Light for Plants is mostly misunderstood

Light is the major determining factor in successfully maintaining healthy plants indoors. Incorrect lighting can result in interior landscape projects achieving limited success, or invariably failure, with possible negative impact on reputation and economic consequences. When the light requirements are not met the design concept of bringing nature indoors to create a healthy workspace will not be achieved. For this reason it is crucial for horticultural specialists to participate in the design process as early as possible. Identifying the available daylight, daily light integral, spectral characteristics of the glazing, and knowledge of plant species light requirements, and supplementary light to allow planning for success.


Here’s where collaboration with a plant specialist at the design stage, can resolve the uncertainty, bringing the required depth of knowledge and experience, Identifying and addressing the issues in a systematic way to avoid poor performance and costly replacements, ensuring healthy interior landscape performance over time.

This can strengthen the resistance against “value engineering” with a greater depth of knowledge of greenery benefits for architects and landscape architects to defend the design integrity.


Engagement at the design/concept stage will ensure a successful installation, from plant selection/quality and early procurement to acclimatization/storage, planters, lighting, installation, irrigation and ongoing maintenance.

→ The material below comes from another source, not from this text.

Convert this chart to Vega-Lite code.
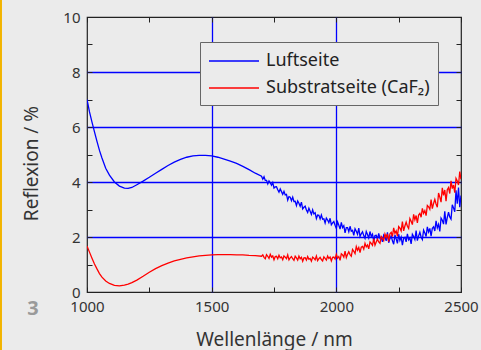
{
  "$schema": "https://vega.github.io/schema/vega-lite/v6.json",
  "width": 374,
  "height": 275,
  "autosize": {"type": "none"},
  "padding": {"left": 87, "top": 17, "right": 20, "bottom": 58},
  "background": "#ebebeb",
  "config": {
    "font": "Noto Sans",
    "view": {"stroke": "#222222", "strokeWidth": 1.2},
    "axis": {"domain": false, "labelFont": "Noto Sans", "titleFont": "Noto Sans", "labelColor": "#333333", "titleColor": "#333333", "tickColor": "#222222", "tickSize": -5, "tickWidth": 1}
  },
  "datasets": {
    "curve": [
      {"w":1000,"L":7.0,"S":1.67},{"w":1010,"L":6.55,"S":1.45},{"w":1020,"L":6.18,"S":1.23},{"w":1030,"L":5.82,"S":1.02},{"w":1040,"L":5.48,"S":0.84},{"w":1050,"L":5.15,"S":0.67},{"w":1060,"L":4.87,"S":0.54},{"w":1075,"L":4.5,"S":0.40},{"w":1090,"L":4.25,"S":0.31},{"w":1110,"L":4.0,"S":0.24},{"w":1130,"L":3.85,"S":0.22},{"w":1150,"L":3.78,"S":0.25},{"w":1165,"L":3.77,"S":0.29},{"w":1180,"L":3.8,"S":0.34},{"w":1200,"L":3.9,"S":0.43},{"w":1225,"L":4.03,"S":0.57},{"w":1250,"L":4.17,"S":0.72},{"w":1275,"L":4.32,"S":0.85},{"w":1300,"L":4.46,"S":0.96},{"w":1325,"L":4.6,"S":1.05},{"w":1350,"L":4.72,"S":1.13},{"w":1375,"L":4.82,"S":1.19},{"w":1400,"L":4.9,"S":1.24},{"w":1425,"L":4.95,"S":1.28},{"w":1450,"L":4.97,"S":1.31},{"w":1475,"L":4.97,"S":1.33},{"w":1500,"L":4.95,"S":1.35},{"w":1525,"L":4.9,"S":1.36},{"w":1550,"L":4.83,"S":1.36},{"w":1575,"L":4.76,"S":1.36},{"w":1600,"L":4.68,"S":1.35},{"w":1625,"L":4.57,"S":1.35},{"w":1650,"L":4.45,"S":1.33},{"w":1675,"L":4.32,"S":1.32},
      {"w":1700,"L":4.21,"S":1.30},{"w":1705,"L":4.10,"S":1.35},{"w":1710,"L":4.19,"S":1.26},{"w":1715,"L":4.06,"S":1.21},{"w":1720,"L":4.06,"S":1.36},{"w":1725,"L":3.93,"S":1.30},{"w":1730,"L":4.04,"S":1.22},{"w":1735,"L":3.97,"S":1.37},{"w":1740,"L":3.88,"S":1.27},{"w":1745,"L":3.98,"S":1.31},
      {"w":1750,"L":3.78,"S":1.17},{"w":1755,"L":3.82,"S":1.29},{"w":1760,"L":3.83,"S":1.30},{"w":1765,"L":3.72,"S":1.21},{"w":1770,"L":3.63,"S":1.34},{"w":1775,"L":3.75,"S":1.24},{"w":1780,"L":3.65,"S":1.27},{"w":1785,"L":3.55,"S":1.17},{"w":1790,"L":3.66,"S":1.31},{"w":1795,"L":3.53,"S":1.27},
      {"w":1800,"L":3.55,"S":1.21},{"w":1805,"L":3.34,"S":1.35},{"w":1810,"L":3.47,"S":1.17},{"w":1815,"L":3.45,"S":1.24},{"w":1820,"L":3.32,"S":1.29},{"w":1825,"L":3.45,"S":1.21},{"w":1830,"L":3.29,"S":1.15},{"w":1835,"L":3.30,"S":1.30},{"w":1840,"L":3.14,"S":1.24},{"w":1845,"L":3.31,"S":1.16},
      {"w":1850,"L":3.23,"S":1.31},{"w":1855,"L":3.12,"S":1.21},{"w":1860,"L":3.27,"S":1.26},{"w":1865,"L":3.02,"S":1.12},{"w":1870,"L":3.08,"S":1.24},{"w":1875,"L":3.12,"S":1.25},{"w":1880,"L":2.98,"S":1.16},{"w":1885,"L":2.89,"S":1.29},{"w":1890,"L":3.05,"S":1.19},{"w":1895,"L":2.94,"S":1.22},
      {"w":1900,"L":2.82,"S":1.12},{"w":1905,"L":2.99,"S":1.27},{"w":1910,"L":2.84,"S":1.23},{"w":1915,"L":2.88,"S":1.17},{"w":1920,"L":2.67,"S":1.31},{"w":1925,"L":2.80,"S":1.14},{"w":1930,"L":2.79,"S":1.21},{"w":1935,"L":2.66,"S":1.26},{"w":1940,"L":2.80,"S":1.18},{"w":1945,"L":2.65,"S":1.13},
      {"w":1950,"L":2.66,"S":1.28},{"w":1955,"L":2.51,"S":1.22},{"w":1960,"L":2.69,"S":1.16},{"w":1965,"L":2.62,"S":1.31},{"w":1970,"L":2.52,"S":1.22},{"w":1975,"L":2.68,"S":1.27},{"w":1980,"L":2.44,"S":1.13},{"w":1985,"L":2.51,"S":1.26},{"w":1990,"L":2.56,"S":1.27},{"w":1995,"L":2.43,"S":1.20},
      {"w":2000,"L":2.31,"S":1.37},{"w":2005,"L":2.55,"S":1.23},{"w":2010,"L":2.43,"S":1.29},{"w":2015,"L":2.29,"S":1.15},{"w":2020,"L":2.53,"S":1.39},{"w":2025,"L":2.34,"S":1.35},{"w":2030,"L":2.41,"S":1.27},{"w":2035,"L":2.15,"S":1.49},{"w":2040,"L":2.34,"S":1.25},{"w":2045,"L":2.34,"S":1.37},
      {"w":2050,"L":2.19,"S":1.46},{"w":2055,"L":2.39,"S":1.36},{"w":2060,"L":2.21,"S":1.30},{"w":2065,"L":2.24,"S":1.55},{"w":2070,"L":2.06,"S":1.48},{"w":2075,"L":2.30,"S":1.40},{"w":2080,"L":2.21,"S":1.65},{"w":2085,"L":2.10,"S":1.52},{"w":2090,"L":2.32,"S":1.62},{"w":2095,"L":2.02,"S":1.43},
      {"w":2100,"L":2.12,"S":1.63},{"w":2105,"L":2.19,"S":1.66},{"w":2110,"L":2.05,"S":1.56},{"w":2115,"L":1.95,"S":1.77},{"w":2120,"L":2.20,"S":1.64},{"w":2125,"L":2.09,"S":1.71},{"w":2130,"L":1.96,"S":1.57},{"w":2135,"L":2.20,"S":1.82},{"w":2140,"L":2.02,"S":1.77},{"w":2145,"L":2.10,"S":1.70},
      {"w":2150,"L":1.85,"S":1.93},{"w":2155,"L":2.05,"S":1.70},{"w":2160,"L":2.06,"S":1.82},{"w":2165,"L":1.91,"S":1.92},{"w":2170,"L":2.13,"S":1.82},{"w":2175,"L":1.95,"S":1.77},{"w":2180,"L":1.99,"S":2.02},{"w":2185,"L":1.82,"S":1.95},{"w":2190,"L":2.07,"S":1.87},{"w":2195,"L":1.99,"S":2.11},
      {"w":2200,"L":1.86,"S":1.98},{"w":2205,"L":2.17,"S":2.11},{"w":2210,"L":1.79,"S":1.83},{"w":2215,"L":1.94,"S":2.12},{"w":2220,"L":2.04,"S":2.17},{"w":2225,"L":1.86,"S":2.02},{"w":2230,"L":1.74,"S":2.33},{"w":2235,"L":2.07,"S":2.13},{"w":2240,"L":1.93,"S":2.22},{"w":2245,"L":1.77,"S":2.03},
      {"w":2250,"L":2.10,"S":2.38},{"w":2255,"L":1.88,"S":2.32},{"w":2260,"L":2.00,"S":2.22},{"w":2265,"L":1.70,"S":2.56},{"w":2270,"L":1.96,"S":2.22},{"w":2275,"L":1.99,"S":2.40},{"w":2280,"L":1.82,"S":2.54},{"w":2285,"L":2.11,"S":2.39},{"w":2290,"L":1.90,"S":2.31},{"w":2295,"L":1.97,"S":2.67},
      {"w":2300,"L":1.75,"S":2.57},{"w":2305,"L":2.10,"S":2.45},{"w":2310,"L":2.02,"S":2.82},{"w":2315,"L":1.91,"S":2.63},{"w":2320,"L":2.23,"S":2.78},{"w":2325,"L":1.87,"S":2.51},{"w":2330,"L":2.04,"S":2.80},{"w":2335,"L":2.17,"S":2.86},{"w":2340,"L":2.00,"S":2.72},{"w":2345,"L":1.91,"S":3.04},
      {"w":2350,"L":2.25,"S":2.86},{"w":2355,"L":2.15,"S":2.96},{"w":2360,"L":2.02,"S":2.78},{"w":2365,"L":2.37,"S":3.15},{"w":2370,"L":2.18,"S":3.10},{"w":2375,"L":2.31,"S":3.01},{"w":2380,"L":2.03,"S":3.36},{"w":2385,"L":2.32,"S":3.03},{"w":2390,"L":2.37,"S":3.22},{"w":2395,"L":2.22,"S":3.37},
      {"w":2400,"L":2.59,"S":3.20},{"w":2405,"L":2.33,"S":3.08},{"w":2410,"L":2.46,"S":3.60},{"w":2415,"L":2.20,"S":3.45},{"w":2420,"L":2.69,"S":3.27},{"w":2425,"L":2.61,"S":3.79},{"w":2430,"L":2.47,"S":3.51},{"w":2435,"L":2.93,"S":3.71},{"w":2440,"L":2.46,"S":3.30},{"w":2445,"L":2.71,"S":3.72},
      {"w":2450,"L":2.90,"S":3.80},{"w":2455,"L":2.73,"S":3.58},{"w":2460,"L":2.65,"S":4.04},{"w":2465,"L":3.17,"S":3.76},{"w":2470,"L":3.06,"S":3.89},{"w":2475,"L":2.92,"S":3.61},{"w":2480,"L":3.70,"S":4.13},{"w":2485,"L":3.21,"S":4.04},{"w":2490,"L":3.80,"S":3.89},{"w":2495,"L":3.08,"S":4.38},{"w":2500,"L":3.51,"S":4.10}
    ],
    "label": [{"w": 783, "v": -0.6, "t": "3"}],
    "edge": [{"w": 653, "v": 10.7, "v2": -2.2}]
  },
  "layer": [
    {
      "data": {"name": "curve"},
      "transform": [{"fold": ["L", "S"], "as": ["series", "value"]}],
      "mark": {"type": "line", "strokeWidth": 1.3, "clip": true},
      "encoding": {
        "x": {
          "field": "w", "type": "quantitative",
          "scale": {"domain": [1000, 2500], "nice": false, "zero": false},
          "axis": {
            "orient": "bottom",
            "values": [1000, 1250, 1500, 1750, 2000, 2250, 2500],
            "format": "d",
            "labelExpr": "datum.value % 500 == 0 ? datum.label : ''",
            "labelFontSize": 15,
            "labelPadding": 12,
            "labelFlush": false,
            "title": "Wellenlänge / nm",
            "titleFontSize": 19,
            "titleFontWeight": "normal",
            "titlePadding": 16,
            "grid": true,
            "gridColor": "#0000ff",
            "gridWidth": 1.3,
            "gridOpacity": {"condition": {"test": "datum.value % 500 == 0 && datum.value > 1000 && datum.value < 2500", "value": 1}, "value": 0}
          }
        },
        "y": {
          "field": "value", "type": "quantitative",
          "scale": {"domain": [0, 10], "nice": false},
          "axis": {
            "orient": "left",
            "values": [0, 1, 2, 3, 4, 5, 6, 7, 8, 9, 10],
            "labelExpr": "datum.value % 2 == 0 ? datum.label : ''",
            "labelFontSize": 15,
            "labelPadding": 12,
            "labelFlush": false,
            "title": "Reflexion / %",
            "titleFontSize": 19,
            "titleFontWeight": "normal",
            "titlePadding": 21,
            "titleY": 146,
            "grid": true,
            "gridColor": "#0000ff",
            "gridWidth": 1.3,
            "gridOpacity": {"condition": {"test": "datum.value % 2 == 0 && datum.value > 0 && datum.value < 10", "value": 1}, "value": 0}
          }
        },
        "color": {
          "field": "series", "type": "nominal",
          "scale": {"domain": ["L", "S"], "range": ["#0000ff", "#ff0000"]},
          "legend": {
            "orient": "none",
            "legendX": 113,
            "legendY": 25,
            "title": null,
            "labelExpr": "datum.label == 'L' ? 'Luftseite' : 'Substratseite (CaF₂)'",
            "labelFontSize": 18,
            "labelColor": "#222222",
            "labelFont": "Noto Sans",
            "labelLimit": 400,
            "labelOffset": 36,
            "symbolType": "M-1,0H4",
            "symbolSize": 400,
            "symbolStrokeWidth": 1.5,
            "symbolFillColor": "transparent",
            "rowPadding": 7,
            "padding": 8,
            "strokeColor": "#666666",
            "fillColor": "#ebebeb"
          }
        }
      }
    },
    {
      "data": {"name": "label"},
      "mark": {"type": "text", "fontSize": 20, "fontWeight": "bold", "color": "#9a9a9a", "align": "center", "baseline": "middle"},
      "encoding": {
        "x": {"field": "w", "type": "quantitative", "axis": {"orient": "top", "values": [1000, 1250, 1500, 1750, 2000, 2250, 2500], "labels": false, "title": null, "grid": false}},
        "y": {"field": "v", "type": "quantitative", "axis": {"orient": "right", "values": [0, 1, 2, 3, 4, 5, 6, 7, 8, 9, 10], "labels": false, "title": null, "grid": false}},
        "text": {"field": "t"}
      }
    },
    {
      "data": {"name": "edge"},
      "mark": {"type": "rule", "color": "#f2b400", "strokeWidth": 3},
      "encoding": {
        "x": {"field": "w", "type": "quantitative", "axis": null},
        "y": {"field": "v", "type": "quantitative", "axis": null},
        "y2": {"field": "v2"}
      }
    }
  ],
  "resolve": {"axis": {"x": "independent", "y": "independent"}}
}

The PLIMA® system will maximize the impact of the living interior plantscape.

Innovative Plant Technology has developed a structured framework, PLIMA® (Plants, Light, Irrigation, Media, Air) to support architects, landscape architects, project managers, building owners and developers to manage the design, installation and maintenance of even the most complex interior plant installations.


Incorporating creative interior landscapes that reconnect people with green plants (and our evolutionary past) is the perfect area for collaboration.

Innovative Plant Technology is dedicated to helping architects and landscape architects to stay competitive by empowering design teams to create commercial projects involving living plants as centrepiece features.

Safe flying requires a systematic approach, as does successful commercial greenery installations.